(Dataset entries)
________________
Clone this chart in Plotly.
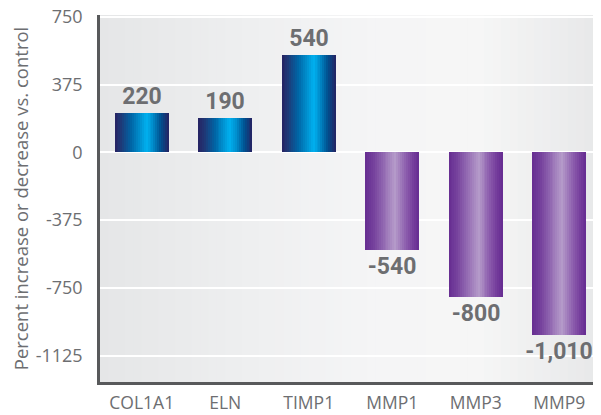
import plotly.graph_objects as go

genes = ["COL1A1", "ELN", "TIMP1", "MMP1", "MMP3", "MMP9"]
values = [220, 190, 540, -540, -800, -1010]
labels = ["220", "190", "540", "-540", "-800", "-1,010"]
tick_vals = [750, 375, 0, -375, -750, -1125]
tick_text = ["750", "375", "0", "-375", "-750", "-1125"]

BAR_W = 0.65
N = 28

blue_stops = [(0.0, "#262262"), (0.12, "#1f3876"), (0.3, "#0064a4"), (0.45, "#008ccb"),
              (0.58, "#00b0ef"), (0.7, "#0090cf"), (0.85, "#00508f"), (1.0, "#262262")]
purple_stops = [(0.0, "#662d91"), (0.15, "#74409c"), (0.35, "#956cb3"), (0.55, "#b59bca"),
                (0.75, "#8c5dad"), (0.9, "#72399a"), (1.0, "#662d91")]


def hex2rgb(h):
    h = h.lstrip("#")
    return [int(h[i:i + 2], 16) for i in (0, 2, 4)]


def interp(stops, t):
    for (t0, c0), (t1, c1) in zip(stops[:-1], stops[1:]):
        if t0 <= t <= t1:
            a = (t - t0) / (t1 - t0) if t1 > t0 else 0
            r0, r1 = hex2rgb(c0), hex2rgb(c1)
            return "rgb(%d,%d,%d)" % tuple(round(r0[k] + (r1[k] - r0[k]) * a) for k in range(3))
    return stops[-1][1]


fig = go.Figure()
sw = BAR_W / N
for i in range(N):
    t = (i + 0.5) / N
    cols = [interp(blue_stops, t) if v > 0 else interp(purple_stops, t) for v in values]
    fig.add_trace(go.Bar(
        x=genes, y=values, width=sw * 1.04, offset=-BAR_W / 2 + i * sw,
        marker=dict(color=cols, line=dict(width=0)), showlegend=False, hoverinfo="skip"))

fig.add_trace(go.Bar(
    x=genes, y=values, width=BAR_W, text=labels, textposition="outside",
    constraintext="none",
    textfont=dict(family="Roboto, sans-serif", size=23, color="#6d6e71", weight="bold"),
    marker=dict(color="rgba(0,0,0,0)", line=dict(width=0)),
    cliponaxis=False, showlegend=False, hoverinfo="skip"))

# background gradient stripes
bg_stops = [(0.0, "#e5e6e7"), (0.3, "#eeeff0"), (0.55, "#f5f5f6"), (0.75, "#f6f6f6"), (1.0, "#e7e8e9")]
M = 60
shapes = []
for j in range(M):
    t = (j + 0.5) / M
    shapes.append(dict(type="rect", xref="paper", yref="paper", x0=j / M, x1=(j + 1) / M + 0.002,
                       y0=0, y1=1, fillcolor=interp(bg_stops, t), line=dict(width=0), layer="below"))

font_main = "Open Sans, Noto Sans, sans-serif"
fig.update_layout(
    width=593, height=407,
    margin=dict(l=92, r=0, t=7, b=33),
    barmode="overlay", bargap=0,
    paper_bgcolor="white", plot_bgcolor="#eeeeef",
    shapes=shapes,
    font=dict(family=font_main, color="#6d6e71", size=18),
    xaxis=dict(range=[-0.5, 5.5], showgrid=False, showline=True, linecolor="#58595b", linewidth=2.5,
               ticks="", tickfont=dict(size=17.5, color="#6d6e71"), ticklabelstandoff=3, zeroline=False,
               automargin=False),
    yaxis=dict(range=[-1271, 761], tickvals=tick_vals, ticktext=tick_text, showgrid=True,
               gridcolor="white", gridwidth=2, zeroline=False, showline=True, linecolor="#58595b",
               linewidth=2.5, ticks="", tickfont=dict(size=18, color="#6d6e71"), ticklabelstandoff=11,
               ticklabeloverflow="allow", automargin=False,
               title=dict(text="Percent increase or decrease vs. control",
                          font=dict(size=18.5, color="#6d6e71"), standoff=11)),
)

fig.write_html("out.html")
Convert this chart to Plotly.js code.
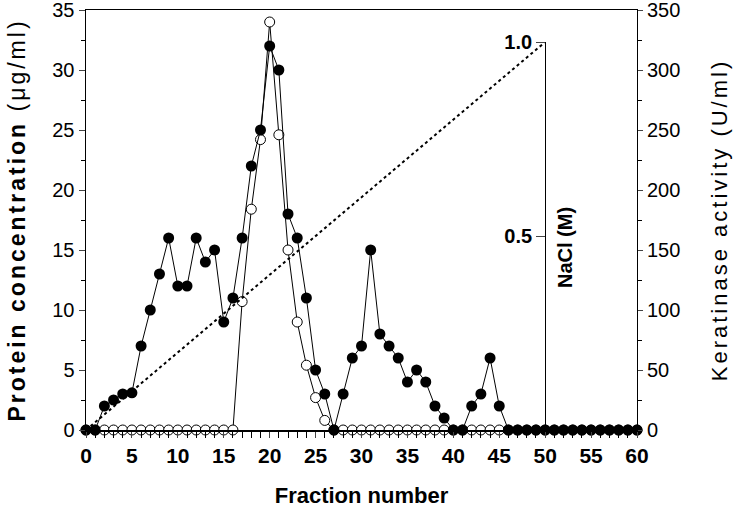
<!DOCTYPE html>
<html>
<head>
<meta charset="utf-8">
<script src="https://cdn.plot.ly/plotly-3.0.1.min.js"></script>
<style>
  html, body { margin: 0; padding: 0; background: #ffffff; }
  #chart { width: 739px; height: 517px; }
</style>
</head>
<body>
<div id="chart"></div>
<script>
const FRACTIONS = [
  0, 1, 2, 3, 4, 5, 6, 7, 8, 9, 10, 11, 12, 13, 14, 15, 16, 17, 18, 19, 20,
  21, 22, 23, 24, 25, 26, 27, 28, 29, 30, 31, 32, 33, 34, 35, 36, 37, 38, 39, 40,
  41, 42, 43, 44, 45, 46, 47, 48, 49, 50, 51, 52, 53, 54, 55, 56, 57, 58, 59, 60,
];
// filled circles, left axis (ug/ml)
const PROTEIN = [
  0, 0, 2, 2.5, 3, 3.1, 7, 10, 13, 16, 12, 12, 16, 14, 15, 9, 11, 16, 22, 25, 32,
  30, 18, 16, 11, 5, 3, 0, 3, 6, 7, 15, 8, 7, 6, 4, 5, 4, 2, 1, 0,
  0, 2, 3, 6, 2, 0, 0, 0, 0, 0, 0, 0, 0, 0, 0, 0, 0, 0, 0, 0,
];
// open circles, right axis (U/ml)
const KERATINASE = [
  0, 0, 0, 0, 0, 0, 0, 0, 0, 0, 0, 0, 0, 0, 0, 0, 0, 107, 184, 242, 340,
  246, 150, 90, 54, 27, 8, 0, 0, 0, 0, 0, 0, 0, 0, 0, 0, 0, 0, 0, 0,
  0, 0, 0, 0, 0, 0, 0, 0, 0, 0, 0, 0, 0, 0, 0, 0, 0, 0, 0, 0,
];
// NaCl gradient
const NACL_FRACTIONS = [0, 50];
const NACL_MOLAR = [0, 1.0];
const NACL_TICKS = [0.5, 1.0];
const NACL_TICK_LABELS = ["0.5", "1.0"];
const PROTEIN_TICKS = [0, 5, 10, 15, 20, 25, 30, 35];
const ACTIVITY_TICKS = [0, 50, 100, 150, 200, 250, 300, 350];

const FONT = "Arial, 'Liberation Sans', sans-serif";

const traces = [
  {
    type: "scatter",
    mode: "lines+markers",
    x: FRACTIONS,
    y: KERATINASE,
    yaxis: "y",
    cliponaxis: false,
    line: { color: "#000000", width: 1 },
    marker: { symbol: "circle", size: 10, color: "#ffffff", line: { color: "#000000", width: 1 } },
    showlegend: false,
  },
  {
    type: "scatter",
    mode: "lines+markers",
    x: FRACTIONS,
    y: PROTEIN,
    yaxis: "y2",
    cliponaxis: false,
    line: { color: "#000000", width: 1 },
    marker: { symbol: "circle", size: 11, color: "#000000" },
    showlegend: false,
  },
  {
    type: "scatter",
    mode: "lines",
    x: NACL_FRACTIONS,
    y: NACL_MOLAR,
    yaxis: "y3",
    cliponaxis: false,
    line: { color: "#000000", width: 2, dash: "dot" },
    showlegend: false,
  },
];

const layout = {
  width: 739,
  height: 517,
  margin: { l: 86, r: 102, t: 10, b: 87 },
  paper_bgcolor: "#ffffff",
  plot_bgcolor: "rgba(0,0,0,0)",
  font: { family: FONT, color: "#000000", size: 19 },
  xaxis: {
    range: [0, 60],
    dtick: 5,
    tick0: 0,
    ticks: "outside",
    ticklen: 6,
    tickwidth: 1,
    minor: { dtick: 1, ticks: "outside", ticklen: 6, tickwidth: 1, tickcolor: "#000000" },
    showline: true,
    linecolor: "#000000",
    linewidth: 1.5,
    mirror: true,
    showgrid: false,
    zeroline: false,
    tickfont: { family: FONT, size: 21, color: "#000000", weight: "bold" },
    title: {
      text: "Fraction number",
      font: { family: FONT, size: 22, color: "#000000", weight: "bold" },
      standoff: 22,
    },
    automargin: false,
  },
  yaxis: {
    range: [0, 350],
    side: "right",
    tickmode: "array",
    tickvals: ACTIVITY_TICKS,
    ticks: "outside",
    ticklen: 5,
    minor: { dtick: 25, ticks: "outside", ticklen: 4, tickcolor: "#000000" },
    ticklabeloverflow: "allow",
    showline: true,
    linecolor: "#000000",
    linewidth: 1,
    showgrid: false,
    zeroline: false,
    tickfont: { family: FONT, size: 20, color: "#000000" },
    title: {
      text: "<span style='letter-spacing:3px'>Keratinase activity (U/ml)</span>",
      font: { family: FONT, size: 22, color: "#000000" },
      standoff: 32,
    },
    automargin: false,
  },
  yaxis2: {
    range: [0, 35],
    overlaying: "y",
    side: "left",
    tickmode: "array",
    tickvals: PROTEIN_TICKS,
    ticks: "outside",
    ticklen: 6,
    minor: { dtick: 2.5, ticks: "outside", ticklen: 4, tickcolor: "#000000" },
    ticklabeloverflow: "allow",
    showline: true,
    linecolor: "#000000",
    linewidth: 1.5,
    showgrid: false,
    zeroline: false,
    tickfont: { family: FONT, size: 20, color: "#000000" },
    title: {
      text: "<span style='letter-spacing:3px'><b>Protein concentration</b> (μg/ml)</span>",
      font: { family: FONT, size: 23, color: "#000000" },
      standoff: 20,
    },
    automargin: false,
  },
  yaxis3: {
    domain: [0, 388 / 420],
    range: [0, 1],
    anchor: "free",
    position: 50 / 60,
    side: "left",
    tickmode: "array",
    tickvals: NACL_TICKS,
    ticktext: NACL_TICK_LABELS,
    ticks: "outside",
    ticklen: 9,
    showline: true,
    linecolor: "#000000",
    linewidth: 1,
    showgrid: false,
    zeroline: false,
    tickfont: { family: FONT, size: 20, color: "#000000", weight: "bold" },
    automargin: false,
  },
  annotations: [
    {
      text: "<b>NaCl (M)</b>",
      xref: "paper",
      yref: "paper",
      x: (578 - 86) / 551,
      y: (430 - 248) / 420,
      textangle: -90,
      showarrow: false,
      font: { family: FONT, size: 20, color: "#000000" },
    },
  ],
};

Plotly.newPlot("chart", traces, layout, { displayModeBar: false, staticPlot: true });
</script>
</body>
</html>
________________
Exactly as they appear, print the lines of the listing above from its first line through the line that contains "return stops[-1][1]", minus the pictures.

Clone this chart in Plotly.
import plotly.graph_objects as go

genes = ["COL1A1", "ELN", "TIMP1", "MMP1", "MMP3", "MMP9"]
values = [220, 190, 540, -540, -800, -1010]
labels = ["220", "190", "540", "-540", "-800", "-1,010"]
tick_vals = [750, 375, 0, -375, -750, -1125]
tick_text = ["750", "375", "0", "-375", "-750", "-1125"]

BAR_W = 0.65
N = 28

blue_stops = [(0.0, "#262262"), (0.12, "#1f3876"), (0.3, "#0064a4"), (0.45, "#008ccb"),
              (0.58, "#00b0ef"), (0.7, "#0090cf"), (0.85, "#00508f"), (1.0, "#262262")]
purple_stops = [(0.0, "#662d91"), (0.15, "#74409c"), (0.35, "#956cb3"), (0.55, "#b59bca"),
                (0.75, "#8c5dad"), (0.9, "#72399a"), (1.0, "#662d91")]


def hex2rgb(h):
    h = h.lstrip("#")
    return [int(h[i:i + 2], 16) for i in (0, 2, 4)]


def interp(stops, t):
    for (t0, c0), (t1, c1) in zip(stops[:-1], stops[1:]):
        if t0 <= t <= t1:
            a = (t - t0) / (t1 - t0) if t1 > t0 else 0
            r0, r1 = hex2rgb(c0), hex2rgb(c1)
            return "rgb(%d,%d,%d)" % tuple(round(r0[k] + (r1[k] - r0[k]) * a) for k in range(3))
    return stops[-1][1]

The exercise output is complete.